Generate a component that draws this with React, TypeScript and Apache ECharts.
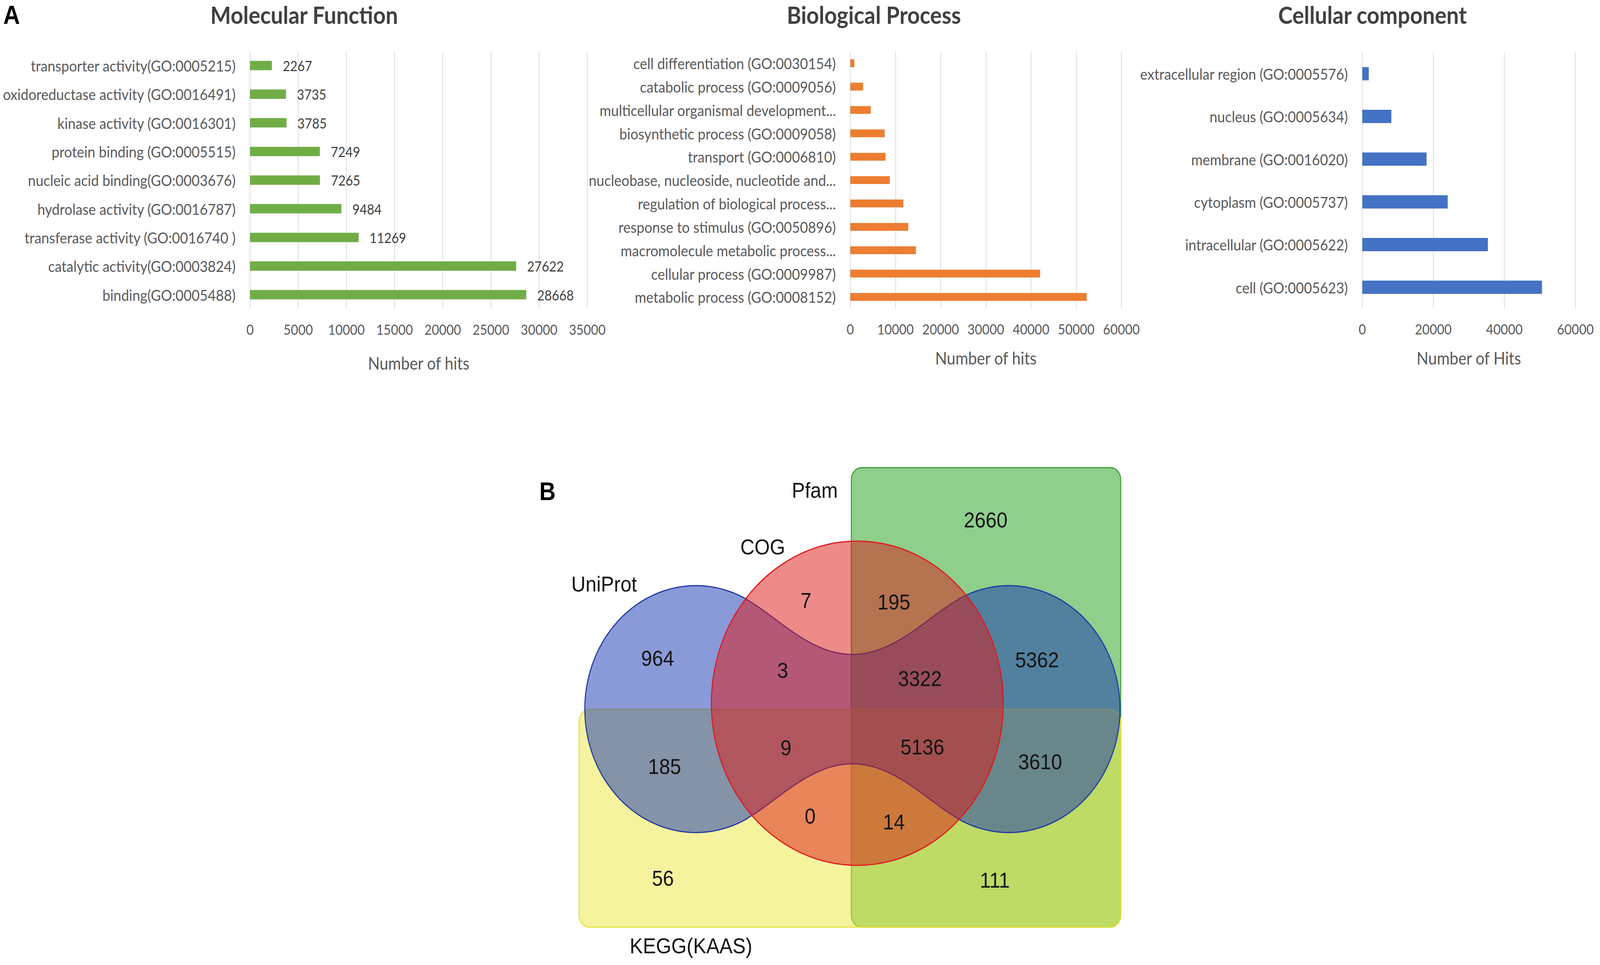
import React, { useEffect, useRef } from "react";
import * as echarts from "echarts";

// ---------- data ----------
const mfCategories = [
  "transporter activity(GO:0005215)",
  "oxidoreductase activity (GO:0016491)",
  "kinase activity (GO:0016301)",
  "protein binding (GO:0005515)",
  "nucleic acid binding(GO:0003676)",
  "hydrolase activity (GO:0016787)",
  "transferase activity (GO:0016740 )",
  "catalytic activity(GO:0003824)",
  "binding(GO:0005488)",
];
const mfValues = [2267, 3735, 3785, 7249, 7265, 9484, 11269, 27622, 28668];
const mfTicks = [0, 5000, 10000, 15000, 20000, 25000, 30000, 35000];

const bpCategories = [
  "cell differentiation (GO:0030154)",
  "catabolic process (GO:0009056)",
  "multicellular organismal development...",
  "biosynthetic process (GO:0009058)",
  "transport (GO:0006810)",
  "nucleobase, nucleoside, nucleotide and...",
  "regulation of biological process...",
  "response to stimulus (GO:0050896)",
  "macromolecule metabolic process...",
  "cellular process (GO:0009987)",
  "metabolic process (GO:0008152)",
];
const bpValues = [890, 2830, 4520, 7600, 7810, 8740, 11740, 12840, 14530, 42010, 52320];
const bpTicks = [0, 10000, 20000, 30000, 40000, 50000, 60000];

const ccCategories = [
  "extracellular region (GO:0005576)",
  "nucleus (GO:0005634)",
  "membrane (GO:0016020)",
  "cytoplasm (GO:0005737)",
  "intracellular (GO:0005622)",
  "cell (GO:0005623)",
];
const ccValues = [1820, 8180, 18090, 24050, 35360, 50590];
const ccTicks = [0, 20000, 40000, 60000];

const panelTitles = ["Molecular Function", "Biological Process", "Cellular component"];
const axisNames = ["Number of hits", "Number of hits", "Number of Hits"];
const panelLetters = ["A", "B"];

const vennSets = ["Pfam", "COG", "UniProt", "KEGG(KAAS)"];
const vennCounts = [2660, 7, 195, 964, 3, 3322, 5362, 9, 5136, 185, 3610, 0, 14, 56, 111];

// ---------- layout (Venn units = px offsets from the diagram centre) ----------
const vennCountPos = [
  [379, -484], [-132, -278], [118, -274], [-554, -130], [-198, -99], [192, -78],
  [525, -126], [-189, 99], [199, 97], [-534, 147], [534, 135], [-120, 274],
  [118, 289], [-539, 433], [405, 438],
];
const vennSetPos = [[-107, -560], [-255, -415], [-706, -320], [-459, 606]];

const W0 = 4550;
const H0 = 2470;
const FONT = "Lato";
const LABEL_COLOR = "#595959";

function bez(p0: number[], p1: number[], p2: number[], p3: number[], n: number) {
  const out: number[][] = [];
  for (let i = 0; i <= n; i++) {
    const t = i / n, u = 1 - t;
    out.push([
      u * u * u * p0[0] + 3 * u * u * t * p1[0] + 3 * u * t * t * p2[0] + t * t * t * p3[0],
      u * u * u * p0[1] + 3 * u * u * t * p1[1] + 3 * u * t * t * p2[1] + t * t * t * p3[1],
    ]);
  }
  return out;
}
function arcPts(cx: number, cy: number, r: number, a0: number, a1: number, n: number) {
  const out: number[][] = [];
  for (let i = 0; i <= n; i++) {
    const a = ((a0 + (a1 - a0) * (i / n)) * Math.PI) / 180;
    out.push([cx + r * Math.cos(a), cy + r * Math.sin(a)]);
  }
  return out;
}
function peanut() {
  const L = 445, R = 316, JX = 300, JY = 280, W = 140;
  const ang = (Math.atan2(JY, L - JX) * 180) / Math.PI; // ~62.6
  let pts: number[][] = [];
  pts = pts.concat(bez([-JX, -JY], [-211, -234], [-120, -W], [0, -W], 30));
  pts = pts.concat(bez([0, -W], [120, -W], [211, -234], [JX, -JY], 30));
  pts = pts.concat(arcPts(L, 0, R, -(180 - ang), 180 - ang, 90));
  pts = pts.concat(bez([JX, JY], [211, 234], [120, W], [0, W], 30));
  pts = pts.concat(bez([0, W], [-120, W], [-211, 234], [-JX, JY], 30));
  pts = pts.concat(arcPts(-L, 0, R, ang, 360 - ang, 90));
  return pts;
}

export default function App() {
  const ref = useRef<HTMLDivElement>(null);
  const vw = typeof window !== "undefined" && window.innerWidth ? window.innerWidth : W0;
  const vh = typeof window !== "undefined" && window.innerHeight ? window.innerHeight : H0;
  const sx = vw / W0;
  const sy = vh / H0;

  useEffect(() => {
    document.body.style.margin = "0";
    document.body.style.overflow = "hidden";
    if (!ref.current) return;
    const chart = echarts.init(ref.current, null, { renderer: "svg" });

    const panels = [
      { cats: mfCategories, vals: mfValues, ticks: mfTicks, color: "#70AD47",
        grid: { left: 711, top: 131, width: 959, height: 660 }, barWidth: 24, label: true, nameGap: 116, titleX: 865 },
      { cats: bpCategories, vals: bpValues, ticks: bpTicks, color: "#ED7D31",
        grid: { left: 2418, top: 132, width: 771, height: 658 }, barWidth: 20, label: false, nameGap: 104, titleX: 2485 },
      { cats: ccCategories, vals: ccValues, ticks: ccTicks, color: "#4472C4",
        grid: { left: 3874, top: 134, width: 606, height: 656 }, barWidth: 34, label: false, nameGap: 104, titleX: 3903 },
    ];

    const grids: any[] = panels.map((p) => ({ ...p.grid, containLabel: false }));
    grids.push({ left: 1424, top: 1160, width: 2000, height: 1310 });

    const xAxes: any[] = panels.map((p, i) => ({
      type: "value",
      gridIndex: i,
      min: p.ticks[0],
      max: p.ticks[p.ticks.length - 1],
      interval: p.ticks[1] - p.ticks[0],
      axisLine: { show: false },
      axisTick: { show: false },
      splitLine: { show: true, lineStyle: { color: "#d9d9d9", width: 2 } },
      axisLabel: { fontSize: 36, color: LABEL_COLOR, fontFamily: FONT, margin: 34, formatter: (v: number) => String(v) },
      name: axisNames[i],
      nameLocation: "middle",
      nameGap: p.nameGap,
      nameTextStyle: { fontSize: 44, color: LABEL_COLOR, fontFamily: FONT },
    }));
    xAxes.push({ type: "value", gridIndex: 3, min: -1000, max: 1000, show: false });

    const yAxes: any[] = panels.map((p, i) => ({
      type: "category",
      gridIndex: i,
      inverse: true,
      data: p.cats,
      axisLine: { show: false },
      axisTick: { show: false },
      splitLine: { show: false },
      axisLabel: { fontSize: 39.5, color: LABEL_COLOR, fontFamily: FONT, margin: 41 },
    }));
    yAxes.push({ type: "value", gridIndex: 3, min: -655, max: 655, inverse: true, show: false });

    const series: any[] = panels.map((p, i) => ({
      type: "bar",
      xAxisIndex: i,
      yAxisIndex: i,
      data: p.vals,
      barWidth: p.barWidth,
      itemStyle: { color: p.color },
      label: p.label
        ? { show: true, position: "right", distance: 31, fontSize: 36, color: "#404040", fontFamily: FONT,
            formatter: (q: any) => String(q.value) }
        : { show: false },
    }));

    const blue = peanut();
    series.push({
      type: "custom",
      xAxisIndex: 3,
      yAxisIndex: 3,
      clip: false,
      silent: true,
      data: [[0, 0]],
      renderItem: (_params: any, api: any) => {
        const c = (x: number, y: number) => api.coord([x, y]);
        const rect = (x0: number, y0: number, x1: number, y1: number, r: number) => {
          const a = c(x0, y0), b = c(x1, y1);
          return { x: Math.min(a[0], b[0]), y: Math.min(a[1], b[1]),
            width: Math.abs(b[0] - a[0]), height: Math.abs(b[1] - a[1]), r };
        };
        const cc = c(14, -15);
        const rr = c(14 + 415, -15)[0] - cc[0];
        return {
          type: "group",
          children: [
            { type: "rect", shape: rect(-3, -618, 763, 558, 30),
              style: { fill: "rgba(30,160,25,0.5)", stroke: "#3f9f35", lineWidth: 3 } },
            { type: "rect", shape: rect(-777, 1, 763, 558, 30),
              style: { fill: "rgba(236,231,62,0.5)", stroke: "#e4e23c", lineWidth: 3 } },
            { type: "polygon", shape: { points: blue.map((p) => c(p[0], p[1])) },
              style: { fill: "rgba(22,52,178,0.5)", stroke: "#1f38a3", lineWidth: 3 } },
            { type: "circle", shape: { cx: cc[0], cy: cc[1], r: rr },
              style: { fill: "rgba(222,24,20,0.5)", stroke: "#e3141c", lineWidth: 3 } },
          ],
        };
      },
      z: 2,
    });

    series.push({
      type: "custom",
      xAxisIndex: 3,
      yAxisIndex: 3,
      clip: false,
      silent: true,
      data: vennCounts.map((v, i) => [vennCountPos[i][0], vennCountPos[i][1], v]),
      renderItem: (_params: any, api: any) => {
        const pt = api.coord([api.value(0), api.value(1)]);
        return {
          type: "text",
          x: pt[0],
          y: pt[1],
          style: { text: String(api.value(2)), fontSize: 56, fontFamily: "Liberation Sans",
            fill: "#141414", align: "center", verticalAlign: "middle" },
        };
      },
      z: 3,
    });

    series.push({
      type: "custom",
      xAxisIndex: 3,
      yAxisIndex: 3,
      clip: false,
      silent: true,
      data: vennSets.map((_s, i) => [vennSetPos[i][0], vennSetPos[i][1], i]),
      renderItem: (_params: any, api: any) => {
        const pt = api.coord([api.value(0), api.value(1)]);
        return {
          type: "text",
          x: pt[0],
          y: pt[1],
          style: { text: vennSets[api.value(2)], fontSize: 56, fontFamily: "Liberation Sans",
            fill: "#141414", align: "center", verticalAlign: "middle" },
        };
      },
      z: 3,
    });

    const graphics: any[] = panels.map((p, i) => ({
      type: "text",
      x: p.titleX,
      y: 37,
      style: { text: panelTitles[i], fontSize: 62, fontWeight: "bold", fontFamily: FONT, fill: "#404040",
        align: "center", verticalAlign: "middle" },
    }));
    graphics.push({
      type: "text", x: 33, y: 38,
      style: { text: panelLetters[0], fontSize: 66, fontWeight: "bold", fontFamily: "Liberation Sans", fill: "#000",
        align: "center", verticalAlign: "middle" },
    });
    graphics.push({
      type: "text", x: 1557, y: 1258,
      style: { text: panelLetters[1], fontSize: 64, fontWeight: "bold", fontFamily: "Liberation Sans", fill: "#000",
        align: "center", verticalAlign: "middle" },
    });

    chart.setOption({
      animation: false,
      backgroundColor: "#ffffff",
      textStyle: { fontFamily: FONT },
      grid: grids,
      xAxis: xAxes,
      yAxis: yAxes,
      series,
      graphic: graphics,
    });
    return () => chart.dispose();
  }, []);

  return (
    <div style={{ width: vw, height: vh, overflow: "hidden", position: "relative", background: "#fff" }}>
      <div
        ref={ref}
        style={{ width: W0, height: H0, transform: `scale(${sx}, ${sy})`, transformOrigin: "0 0", position: "absolute", left: 0, top: 0 }}
      />
    </div>
  );
}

_____

#### [Problem details]
In the data above, please extract the lines from the first one through the line with "import * as", exactly, and keep pictures out.

#### [Answer for this exercise]
Generate a component that draws this with React, TypeScript and Apache ECharts.
import React, { useEffect, useRef } from "react";
import * as echarts from "echarts";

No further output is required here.